Shifting from a rollercoaster of feisty red herrings to a more uneasy scenario is the “elevator prosthesis” death scene, which forces us to endure a haphazardly fast cultivation of dread as a terrified victim suffers a brutal death. But not all of the deaths are elaborate. FD1 had the shockingly abrupt bus death scene, and now FD2 has the “air bag death scene”—a scene which make me cackle—and the “barb wire fence” death scene—which was… just… just check out this epic GIF!
At this point we should address that all CGI effects and stunts exceed anything we saw in FD1. Not only are the effects vastly superior, but the gore has been amplified as victims are impaled through the head, torsos practically explode from projectile lumber impact, blood spurting decapitation, full body splatter liquification, compound insta-slicing dismemberment, and chunky salsa gory explosions.

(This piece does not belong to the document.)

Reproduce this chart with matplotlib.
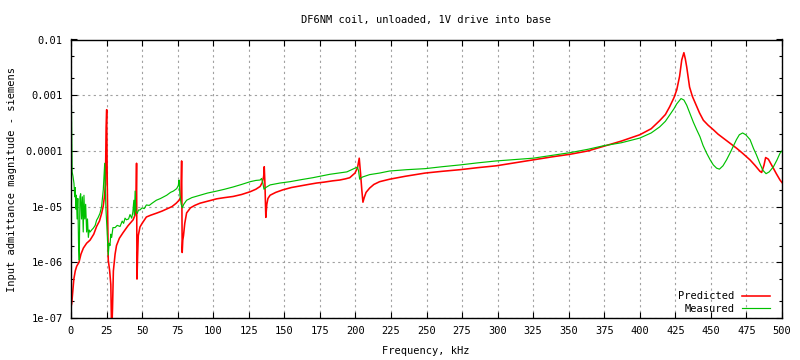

So the effects are much better and the death scenes perhaps more interesting. How about the characters? Following FD1 suit, our slightly older cross-section of survivors starts out with a bit more skepticism than our FD1 teen ensemble. But as they learn to work together and figure out what they’re facing, their interactions grow more interesting, their characters co-develop, and we invest in them. The most demonstrably endearing (yet funny) example was when Rory, assuming he’d die before her, asked Kim to clean the porn and drugs out of his apartment (if he died) so that his mother wouldn’t find anything that would break her heart. It’s… yeah, I know we’re talking about porn and drugs, but it’s kinda’… sweet. Yet another positive, this sequel offers more humor than FD1. A lot more. Sure, that can mean less dread. But the movie ends with a closing scene every bit as goretastically silly as you’d find in Dead Snow 2 (2014) or Tucker and Dale versus Evil (2010).
All told, this sequel made me jump less but giggle more, with a similar amount of OMG shock. FD1 is clearly the better film in my eyes, but FD2 is more rewatchable. Both are highly recommended by this fan!